As the world’s top producer and consumer of iron ore, the sharp slowdown of Chinese iron ore imports has been, without doubt, weighing on freight prices. China imports roughly 65% of global seaborne iron ore imports. Ore imports into China for the month of June fell by 15% YoY. China’s seaborne iron ore imports have declined as domestic ore production has boomed while crude steel production has declined indicating slowing property and infrastructure investment .
Additionally, imports from India fell 21% in June compared to the previous month on weaker demand and weather-related supply disruptions.
The falling steel markets in emerging markets of India and Europe have also impacted the Baltic Dry Index, according to BofAML analysis. Steel prices are also heading south.

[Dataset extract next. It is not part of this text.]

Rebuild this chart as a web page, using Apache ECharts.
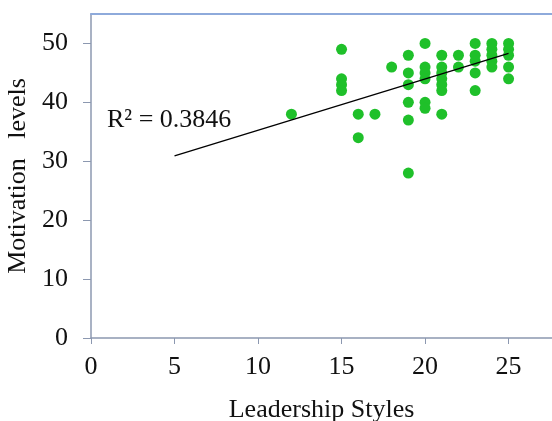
<!DOCTYPE html>
<html><head><meta charset="utf-8">
<script src="https://cdn.jsdelivr.net/npm/echarts@6/dist/echarts.min.js"></script>
<style>html,body{margin:0;padding:0;background:#fff}#c{width:552px;height:421px}</style>
</head><body><div id="c"></div>
<script>
var leadership = [12, 15,15,15,15, 16,16, 17, 18,
  19,19,19,19,19,19,
  20,20,20,20,20,20,
  21,21,21,21,21,21,21,
  22,22,
  23,23,23,23,23,
  24,24,24,24,24,
  25,25,25,25,25];
var motivation = [38, 49,44,43,42, 38,34, 38, 46,
  48,45,43,40,37,28,
  50,46,45,44,40,39,
  48,46,45,44,43,42,38,
  48,46,
  50,48,47,45,42,
  50,49,48,47,46,
  50,49,48,46,44];
var trendX = [5, 25];
var trendY = [30.9, 48.3];
var xTicks = [0, 5, 10, 15, 20, 25];
var yTicks = [0, 10, 20, 30, 40, 50];
var r2Label = 'R² = 0.3846';

var font = '"Liberation Serif", "Times New Roman", serif';
var pts = leadership.map(function(x, i){ return [x, motivation[i]]; });
var chart = echarts.init(document.getElementById('c'));
chart.setOption({
  animation: false,
  grid: {left: 91, right: 0, top: 14, bottom: 83, containLabel: false, outerBoundsMode: 'none'},
  xAxis: [{
    type: 'value', min: 0, max: 27.6, interval: 5,
    splitLine: {show: false},
    axisLine: {lineStyle: {color: '#8c98b0', width: 1.5}},
    axisTick: {length: 6, lineStyle: {color: '#8c98b0'}},
    axisLabel: {showMaxLabel: false, margin: 16, color: '#111', fontFamily: font, fontSize: 26,
      formatter: function(v){ return xTicks.indexOf(v) >= 0 ? String(v) : ''; }},
    name: 'Leadership Styles', nameLocation: 'middle', nameGap: 59,
    nameTextStyle: {color: '#111', fontFamily: font, fontSize: 26}
  }, {
    type: 'value', position: 'top', min: 0, max: 27.6,
    axisLine: {show: true, lineStyle: {color: '#8eaadb', width: 2}},
    axisTick: {show: false}, axisLabel: {show: false}, splitLine: {show: false}
  }],
  yAxis: {
    type: 'value', min: 0, max: 55, interval: 10,
    splitLine: {show: false},
    axisLine: {show: true, lineStyle: {color: '#8c98b0', width: 1.5}},
    axisTick: {show: true, length: 8, lineStyle: {color: '#8c98b0'}},
    axisLabel: {showMaxLabel: false, margin: 23, color: '#111', fontFamily: font, fontSize: 26,
      formatter: function(v){ return yTicks.indexOf(v) >= 0 ? String(v) : ''; }},
    name: 'Motivation   levels', nameLocation: 'middle', nameGap: 54,
    nameTextStyle: {color: '#111', fontFamily: font, fontSize: 26}
  },
  graphic: [{
    type: 'text', left: 107, top: 107,
    style: {text: r2Label, fill: '#111', font: '26px ' + font}
  }],
  series: [{
    type: 'scatter', data: pts, symbolSize: 11,
    itemStyle: {color: '#1fc02a', opacity: 1}
  }, {
    type: 'line', data: trendX.map(function(x, i){ return [x, trendY[i]]; }),
    symbol: 'none', lineStyle: {color: '#000', width: 1.3}
  }]
});
</script></body></html>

China’s appetite for coal is also lower, thermal coal imports have declined more sharply by 25% on year-on-year.
There are reasons for optimism still, since the beginning of the year, about 35 million DWT or 390 vessels have been added to the global dry bulk fleet, net of scrappage, bringing the total fleet to over 7,600 vessels representing close to 490 million DWT. This equates to an increase of almost 8% in the first half of the year alone, with another 7% expected for the second half of the year, BofAML analysis said.
Fundamentals will start to improve in 2H11 While short-term fundamentals are poor, BofAML equally do not expect dry bulk freight rates to go substantially lower from here. Ships can barely break even at the current rates. For instance, Capesize needs about $25,000-30,000 per day in earnings to break even given the current costs of shipbuilding. Moreover, BofAML expects to see further postponements and cancelations, helping industry consolidation. The slippage rate could rise further, helping to clean up the market.
In fact, it is not inconceivable for ships to be laid up next year and parked, hence taken off the market.
Moreover, while the global economic recovery is now expected to take longer to unfold, the relative strength of emerging markets will continue to support seaborne imports of iron ore and coal at high levels. Assuming we can avoid a double-dip now, strong emerging market fundamentals will provide a catalyst for a strong rebound in dry bulk trade, BofAML analysis said.